El mes que viene cumplo cuarenta y tres y vengo de comprarme unos pantalones de pitillo, unas botas acabadas en punta y una camisa de lunares. Seré un iluso, un completo gilipollas, pero saber que pronto volveré a escuchar en directo “La torre de la vela” me resuelve en inmortal, por lo menos hasta que me muera. “Like a Rolling Stone”.
¿A cuántas personas mayores conocéis que pululen entre los cuarenta y los cincuenta años? Vale, las hay; ¿pero cómo de mayores eran nuestros padres cuando tenían esa edad? Hemos normalizado la calvicie; nos preocupamos por estar al tanto de las novedades culturales y hasta hemos auspiciado la irrupción de una industria paralela (que fabrica canciones y literatura de mal gusto) para la franja de niñatos que se sitúa entre los “diecitantos” y “veintitantos”; las abuelas forman clubs de lectura y las ves de cañas tras esas reuniones, ya no van de negro ni agachan la mirada, y si a alguna se le pregunta si se arrepiente de no haber invertido sus ahorros en congelar los restos de su marido, por si acaso, le entra la risa.

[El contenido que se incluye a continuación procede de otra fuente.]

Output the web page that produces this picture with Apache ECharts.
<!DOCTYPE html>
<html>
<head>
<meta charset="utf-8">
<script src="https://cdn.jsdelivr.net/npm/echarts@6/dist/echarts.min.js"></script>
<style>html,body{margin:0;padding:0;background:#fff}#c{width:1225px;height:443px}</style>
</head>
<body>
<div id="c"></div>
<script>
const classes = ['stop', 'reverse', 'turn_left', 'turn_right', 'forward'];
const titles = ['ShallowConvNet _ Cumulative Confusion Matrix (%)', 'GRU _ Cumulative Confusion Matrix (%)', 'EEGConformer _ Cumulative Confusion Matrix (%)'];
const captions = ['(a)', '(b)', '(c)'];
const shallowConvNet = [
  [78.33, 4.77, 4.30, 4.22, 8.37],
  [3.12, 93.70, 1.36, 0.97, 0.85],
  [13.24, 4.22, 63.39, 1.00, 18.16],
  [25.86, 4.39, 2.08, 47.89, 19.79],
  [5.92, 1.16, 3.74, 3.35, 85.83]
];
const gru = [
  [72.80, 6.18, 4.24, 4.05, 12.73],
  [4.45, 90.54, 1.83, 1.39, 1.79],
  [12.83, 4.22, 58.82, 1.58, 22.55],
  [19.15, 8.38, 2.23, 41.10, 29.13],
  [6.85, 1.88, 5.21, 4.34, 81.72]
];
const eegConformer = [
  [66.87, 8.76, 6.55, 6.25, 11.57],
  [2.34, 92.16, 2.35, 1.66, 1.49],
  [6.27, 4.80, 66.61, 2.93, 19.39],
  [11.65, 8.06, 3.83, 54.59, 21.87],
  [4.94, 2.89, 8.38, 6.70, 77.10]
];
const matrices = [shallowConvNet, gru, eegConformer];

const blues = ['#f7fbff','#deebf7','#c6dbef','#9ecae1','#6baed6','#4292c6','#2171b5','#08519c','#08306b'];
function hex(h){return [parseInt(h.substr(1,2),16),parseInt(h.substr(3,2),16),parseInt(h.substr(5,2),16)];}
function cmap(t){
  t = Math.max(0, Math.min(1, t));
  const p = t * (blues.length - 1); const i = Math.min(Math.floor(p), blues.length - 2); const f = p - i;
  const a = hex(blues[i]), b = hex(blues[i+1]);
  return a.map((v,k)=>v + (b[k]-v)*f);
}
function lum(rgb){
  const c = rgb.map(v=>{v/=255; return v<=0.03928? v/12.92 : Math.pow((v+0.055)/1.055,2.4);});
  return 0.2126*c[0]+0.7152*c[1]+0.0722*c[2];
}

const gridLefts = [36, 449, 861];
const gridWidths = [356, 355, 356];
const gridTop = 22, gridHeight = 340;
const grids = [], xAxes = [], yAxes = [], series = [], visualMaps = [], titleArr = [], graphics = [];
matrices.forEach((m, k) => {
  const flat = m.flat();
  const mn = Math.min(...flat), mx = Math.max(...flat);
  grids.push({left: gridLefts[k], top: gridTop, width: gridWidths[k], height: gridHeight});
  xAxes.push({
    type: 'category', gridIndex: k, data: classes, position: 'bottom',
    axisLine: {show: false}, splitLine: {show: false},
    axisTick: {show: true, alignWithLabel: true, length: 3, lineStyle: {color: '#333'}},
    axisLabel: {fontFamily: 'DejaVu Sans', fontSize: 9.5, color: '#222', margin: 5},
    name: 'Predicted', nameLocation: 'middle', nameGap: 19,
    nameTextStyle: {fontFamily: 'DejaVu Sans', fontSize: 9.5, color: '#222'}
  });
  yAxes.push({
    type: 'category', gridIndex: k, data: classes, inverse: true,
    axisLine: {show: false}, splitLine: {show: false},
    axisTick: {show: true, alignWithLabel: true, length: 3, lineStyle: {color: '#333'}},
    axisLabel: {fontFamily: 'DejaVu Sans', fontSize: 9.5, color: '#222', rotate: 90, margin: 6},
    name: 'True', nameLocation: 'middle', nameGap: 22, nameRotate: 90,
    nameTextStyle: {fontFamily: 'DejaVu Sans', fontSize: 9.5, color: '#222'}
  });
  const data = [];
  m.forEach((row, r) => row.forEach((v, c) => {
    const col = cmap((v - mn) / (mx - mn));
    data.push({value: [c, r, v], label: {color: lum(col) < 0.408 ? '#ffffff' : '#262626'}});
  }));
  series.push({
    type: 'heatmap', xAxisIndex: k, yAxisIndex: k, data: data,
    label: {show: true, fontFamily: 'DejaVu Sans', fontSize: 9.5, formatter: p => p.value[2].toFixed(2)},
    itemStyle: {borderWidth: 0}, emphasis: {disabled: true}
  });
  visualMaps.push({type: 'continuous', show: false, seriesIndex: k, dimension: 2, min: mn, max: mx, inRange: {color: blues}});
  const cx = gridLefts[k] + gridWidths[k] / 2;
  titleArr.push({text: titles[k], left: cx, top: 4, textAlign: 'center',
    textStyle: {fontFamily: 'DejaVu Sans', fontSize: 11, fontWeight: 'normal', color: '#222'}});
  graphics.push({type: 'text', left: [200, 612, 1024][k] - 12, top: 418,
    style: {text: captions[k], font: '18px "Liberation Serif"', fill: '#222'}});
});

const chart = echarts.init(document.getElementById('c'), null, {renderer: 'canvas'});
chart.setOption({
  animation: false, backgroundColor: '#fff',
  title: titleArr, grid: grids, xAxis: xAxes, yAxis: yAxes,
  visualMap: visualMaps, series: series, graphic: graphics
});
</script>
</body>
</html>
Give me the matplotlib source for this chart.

El mes que viene cumplo cuarenta y tres y vengo de comprarme unos pantalones de pitillo, unas botas acabadas en punta y una camisa de lunares. Seré un iluso, un completo gilipollas, pero saber que pronto volveré a escuchar en directo “La torre de la vela” me resuelve en inmortal, por lo menos hasta que me muera. “Like a Rolling Stone”.